Dear Amy: I’m in my 60s and undergoing cancer treatment, therefore immunocompromised.
At both of my appointments with my surgeon, she has worn a loose fitting, thin, cloth mask. She has to get very close to me — face to face — to examine me. This has made me extremely uncomfortable, and frankly angry. She has unnecessarily caused me additional stress during the most stressful period of my life. I didn’t say anything to her either time, because it felt too awkward.
In about a month she will have my life in her hands, and I don’t want her having any potential negative feelings toward me when I go under the knife. I’ve written an anonymous letter about this, which I haven’t sent. I want to report her primarily so she will use adequate PPE, but I don’t want repercussions. How should I handle this?
– Cautious in Colorado
Dear Cautious: Your question reveals that the trust you should have may be missing with this surgeon.
I shared your question with a friend who is a cancer surgeon with 30 years of experience at a major cancer center. He and I share concern about you, and his response follows:
“Patient safety is paramount, not just during surgery, but also before and after. Almost everyone is nervous before surgery, but you should not also carry the anxiety of mistrust with you into the operating room. You should be cautious, because no matter how many operations your surgeon has done, this is your one.
“Since COVID, I always wear a surgical mask and will frequently add a face shield when seeing patients.
“Your surgeon should create an environment where you are able to express your concerns and ask questions. Ideally, you should raise your concern directly to her. How she responds will be very revealing. If she apologizes and thanks you for bringing this to her attention; that’s a good sign. If she is defensive, you should seek another surgeon.”
“You and your loved ones are your best advocates, but if your hospital has a patients’ advocate’s office, report your concern to them. They may not be surprised by your report, and if needed, can help you to change surgeons. They may help with either having a family member join for a critical in-person conversation with your surgeon, or if that’s not possible, listen to the consultation over the phone. Many patients are stressed and will not remember what their doctor says, so that extra pair of ears helps.
“There are many fine cancer surgeons out there. For critical and important insights, read reviews of them. The Center for Medicare and Medicaid Services (CMS.gov) is working to make this information more transparent with ‘star ratings’ — and many hospitals advertise these scores.
“Surgeons are professionals with extensive training and a team to help them give you the best possible care. At the end of the day the surgeon should be there for YOU, not the other way around.”
Never forget that!
Dear Amy: A recent letter [Joyful “Libby” User in Rochester, NY]
included the advice to listen to audio books while on a walk. You endorsed this idea.
Please don’t! Please leave your ears open!
As a longtime user of bike paths for biking, I can’t tell you how many walkers will step in front of me even after I call out to them.

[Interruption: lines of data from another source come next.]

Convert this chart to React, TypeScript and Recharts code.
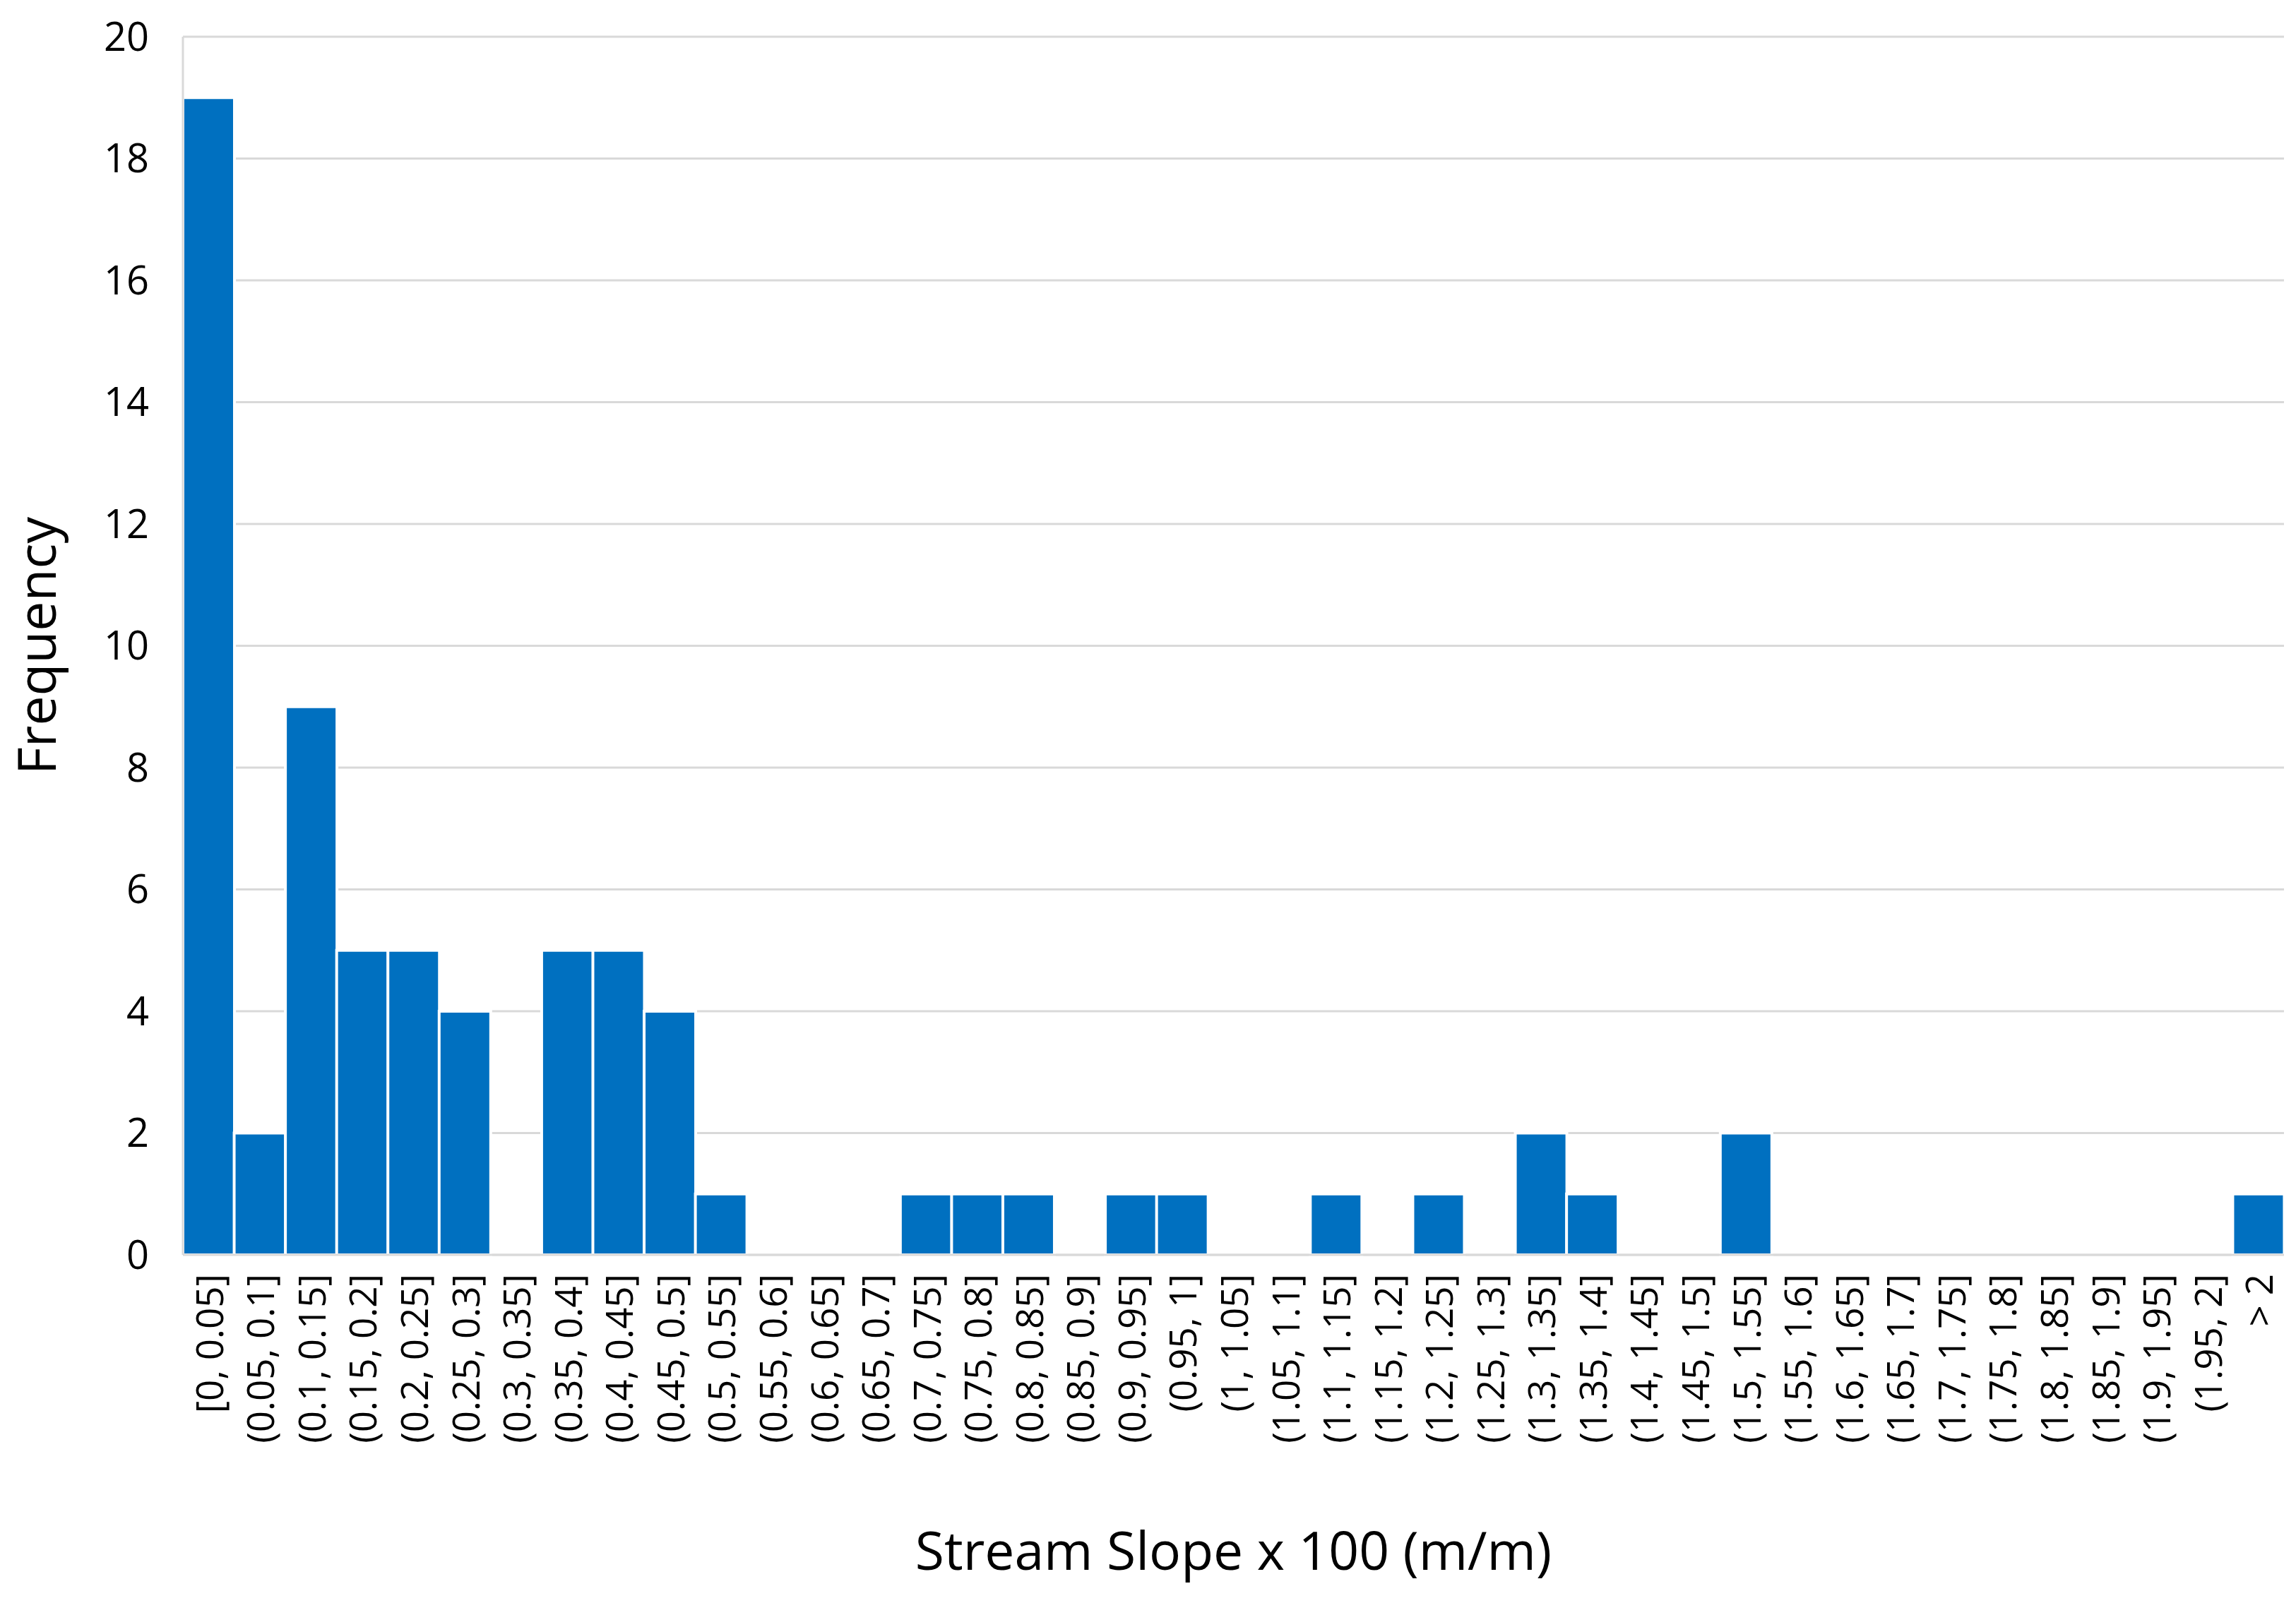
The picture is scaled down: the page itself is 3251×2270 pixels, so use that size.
import { Bar, BarChart, CartesianGrid, Label, XAxis, YAxis } from "recharts";

// histogram bins (stream slope x 100, m/m)
const binLabels = [
  "[0, 0.05]", "(0.05, 0.1]", "(0.1, 0.15]", "(0.15, 0.2]", "(0.2, 0.25]",
  "(0.25, 0.3]", "(0.3, 0.35]", "(0.35, 0.4]", "(0.4, 0.45]", "(0.45, 0.5]",
  "(0.5, 0.55]", "(0.55, 0.6]", "(0.6, 0.65]", "(0.65, 0.7]", "(0.7, 0.75]",
  "(0.75, 0.8]", "(0.8, 0.85]", "(0.85, 0.9]", "(0.9, 0.95]", "(0.95, 1]",
  "(1, 1.05]", "(1.05, 1.1]", "(1.1, 1.15]", "(1.15, 1.2]", "(1.2, 1.25]",
  "(1.25, 1.3]", "(1.3, 1.35]", "(1.35, 1.4]", "(1.4, 1.45]", "(1.45, 1.5]",
  "(1.5, 1.55]", "(1.55, 1.6]", "(1.6, 1.65]", "(1.65, 1.7]", "(1.7, 1.75]",
  "(1.75, 1.8]", "(1.8, 1.85]", "(1.85, 1.9]", "(1.9, 1.95]", "(1.95, 2]",
  "> 2",
];

const frequency = [
  19, 2, 9, 5, 5, 4, 0, 5, 5, 4,
  1, 0, 0, 0, 1, 1, 1, 0, 1, 1,
  0, 0, 1, 0, 1, 0, 2, 1, 0, 0,
  2, 0, 0, 0, 0, 0, 0, 0, 0, 0,
  1,
];

const yTicks = [0, 2, 4, 6, 8, 10, 12, 14, 16, 18, 20];

const xTitle = "Stream Slope x 100 (m/m)";
const yTitle = "Frequency";

const data = binLabels.map((bin, i) => ({ bin, count: frequency[i] }));

const W = 3251;
const H = 2270;
const FONT = '"Open Sans", "Noto Sans", sans-serif';
const INK = "#000000";
const GRID = "#d9d9d9";
const BLUE = "#0070c0";

function BinTick({ x, y, payload }: any) {
  return (
    <text
      x={x}
      y={y}
      transform={`rotate(-90 ${x} ${y})`}
      textAnchor="end"
      dominantBaseline="central"
      fontFamily={FONT}
      fontSize={53}
      fill={INK}
    >
      {payload.value}
    </text>
  );
}

function YTitle(props: any) {
  const vb = props.viewBox ?? { x: 0, y: 52, width: 259, height: 1725 };
  const cx = vb.x + 50;
  const cy = vb.y + vb.height / 2;
  return (
    <text
      x={cx}
      y={cy}
      transform={`rotate(-90 ${cx} ${cy})`}
      textAnchor="middle"
      dominantBaseline="central"
      fontFamily={FONT}
      fontSize={75}
      fill={INK}
    >
      {yTitle}
    </text>
  );
}

function XTitle(props: any) {
  const vb = props.viewBox ?? { x: 259, y: 1777, width: 2975, height: 493 };
  return (
    <text
      x={vb.x + vb.width / 2}
      y={vb.y + vb.height - 47}
      textAnchor="middle"
      fontFamily={FONT}
      fontSize={75}
      fill={INK}
    >
      {xTitle}
    </text>
  );
}

export default function App() {
  return (
    <div
      style={{
        position: "absolute",
        left: 0,
        top: 0,
        width: W,
        height: H,
        background: "#ffffff",
      }}
    >
      <BarChart
        width={W}
        height={H}
        data={data}
        margin={{ top: 52, right: 17, left: 0, bottom: 0 }}
        barCategoryGap={0}
        barGap={0}
      >
        <CartesianGrid vertical={false} stroke={GRID} strokeWidth={3} />
        <XAxis
          dataKey="bin"
          interval={0}
          height={493}
          tickLine={false}
          tickSize={0}
          tickMargin={27}
          axisLine={{ stroke: GRID, strokeWidth: 3 }}
          tick={<BinTick />}
        >
          <Label content={<XTitle />} />
        </XAxis>
        <YAxis
          domain={[0, 20]}
          ticks={yTicks}
          width={259}
          tickLine={false}
          tickSize={0}
          tickMargin={48}
          axisLine={{ stroke: GRID, strokeWidth: 3 }}
          tick={{ fill: INK, fontSize: 56, fontFamily: FONT }}
        >
          <Label content={<YTitle />} />
        </YAxis>
        <Bar
          dataKey="count"
          fill={BLUE}
          stroke="#ffffff"
          strokeWidth={4}
          isAnimationActive={false}
        />
      </BarChart>
    </div>
  );
}
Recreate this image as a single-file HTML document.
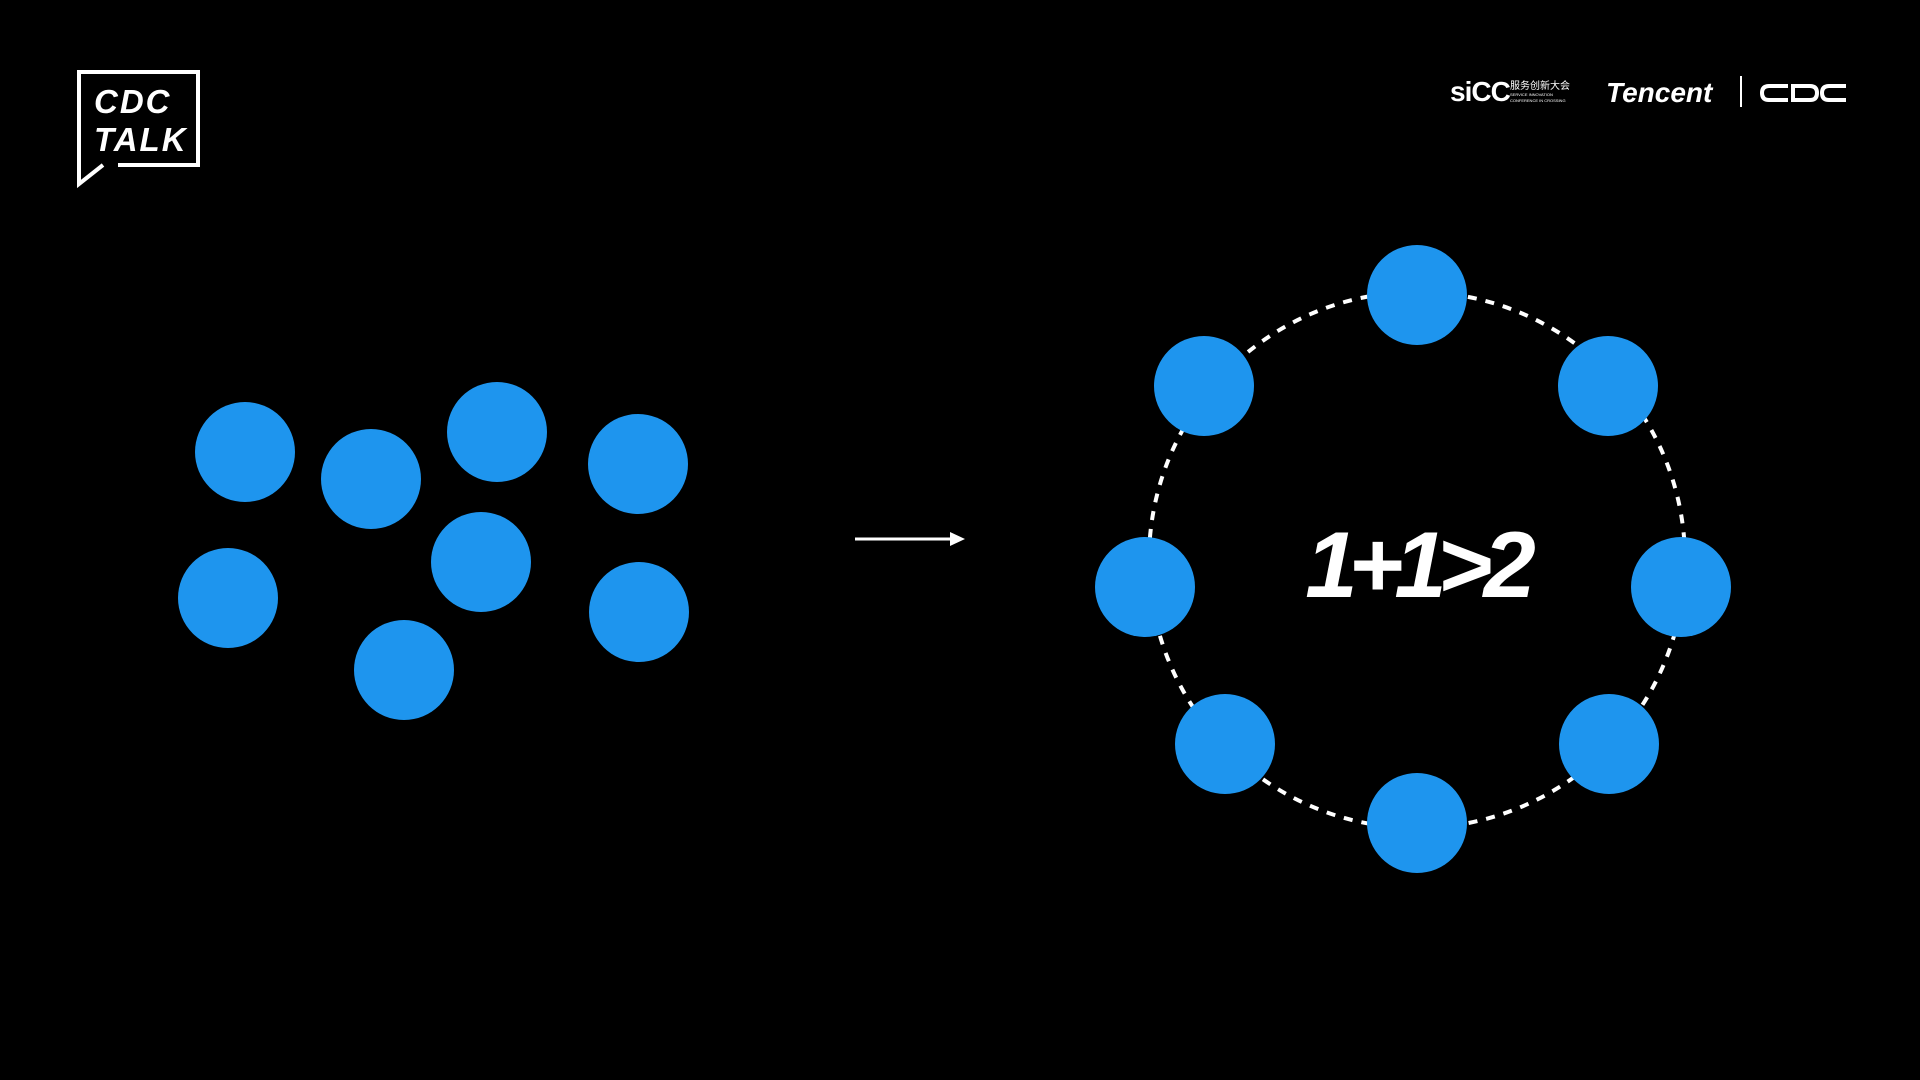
<!DOCTYPE html>
<html><head><meta charset="utf-8"><style>
html,body{margin:0;padding:0;background:#000;width:1920px;height:1080px;overflow:hidden}
svg{display:block}
</style></head><body>
<svg width="1920" height="1080" viewBox="0 0 1920 1080">
<g>
<path d="M118 165 H198 V72 H79 V184 L103 165" fill="none" stroke="#fff" stroke-width="4"/>
<text x="94" y="113" fill="#fff" font-family="Liberation Sans, sans-serif" font-style="italic" font-weight="bold" font-size="33" letter-spacing="2">CDC</text>
<text x="94" y="151" fill="#fff" font-family="Liberation Sans, sans-serif" font-style="italic" font-weight="bold" font-size="33" letter-spacing="2">TALK</text>
</g>
<g>
<g>
<text x="1450" y="101" fill="#fff" font-family="Liberation Sans, sans-serif" font-weight="bold" font-size="28" letter-spacing="-1">siCC</text>
<text x="1510" y="89" fill="#fff" font-family="Liberation Sans, 'Noto Sans CJK SC', sans-serif" font-size="10">服务创新大会</text>
<text x="1510" y="96" fill="#fff" font-family="Liberation Sans, sans-serif" font-size="4">SERVICE INNOVATION</text>
<text x="1510" y="102" fill="#fff" font-family="Liberation Sans, sans-serif" font-size="4">CONFERENCE IN CROSSING</text>
</g>
<text x="1606" y="102" fill="#fff" font-family="Liberation Sans, sans-serif" font-weight="bold" font-style="italic" font-size="28">Tencent</text>
<rect x="1740" y="76" width="2" height="31" fill="#fff"/>
<g fill="none" stroke="#fff" stroke-width="4">
<path d="M1788 86 H1769 Q1762 86 1762 93 Q1762 100 1769 100 H1788"/>
<path d="M1793 86 H1810 Q1817 86 1817 93 Q1817 100 1810 100 H1793 Z"/>
<path d="M1846 86 H1829 Q1822 86 1822 93 Q1822 100 1829 100 H1846"/>
</g>
</g>
<g id="scatter"></g>
<g>
<line x1="855" y1="539" x2="955" y2="539" stroke="#fff" stroke-width="3"/>
<polygon points="965,539 950,532 950,546" fill="#fff"/>
</g>
<circle cx="1417" cy="560" r="268" fill="none" stroke="#fff" stroke-width="4" stroke-dasharray="9 9"/>
<g id="ring"></g>
<text x="1416" y="597" text-anchor="middle" fill="#fff" font-family="Liberation Sans, sans-serif" font-weight="bold" font-style="italic" font-size="94" letter-spacing="-9">1+1&gt;2</text>
</svg>
<script>
const scatterX=[245,371,497,638,228,481,639,404];
const scatterY=[452,479,432,464,598,562,612,670];
const ringX=[1417,1204,1608,1145,1681,1225,1609,1417];
const ringY=[295,386,386,587,587,744,744,823];
const NS='http://www.w3.org/2000/svg';
function draw(gid,xs,ys,name){
  const g=document.getElementById(gid);
  xs.forEach((x,i)=>{
    const c=document.createElementNS(NS,'circle');
    c.setAttribute('cx',x);c.setAttribute('cy',ys[i]);c.setAttribute('r',50);
    c.setAttribute('fill','#1e95ee');
    
    
    g.appendChild(c);
  });
}
draw('scatter',scatterX,scatterY,'scattered-circle');
draw('ring',ringX,ringY,'ring-circle');
</script>
</body></html>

The ones with earbuds or headphones often do not hear my warning that I am about to pass them.
This is even more important in an urban setting, where walkers have been known to walk into traffic while listening, instead of paying attention to their surroundings. On group runs and rides, we are always advised not to wear listening devices.
– Playing it Safe
Dear Playing it Safe: You are absolutely right!
A study I looked at found that injuries among pedestrians wearing headphones tripled between 2004 and 2011, with most accidents occurring in urban areas. These injuries can be catastrophic.
(I live in a rural area and don’t use earphones; I just stick my phone in my pocket and play audio, transistor radio-style. This carries risks, too.)
Dear Amy: Your response to “Deathly Afraid” was kind and supportive, but this new mom reported that she thinks about death every day. You should have suggested that she see her physician immediately. She might have serious postpartum depression.
Dear Concerned: Thank you for alerting me to this omission. I agree. PPD can affect mothers even up to a year after giving birth.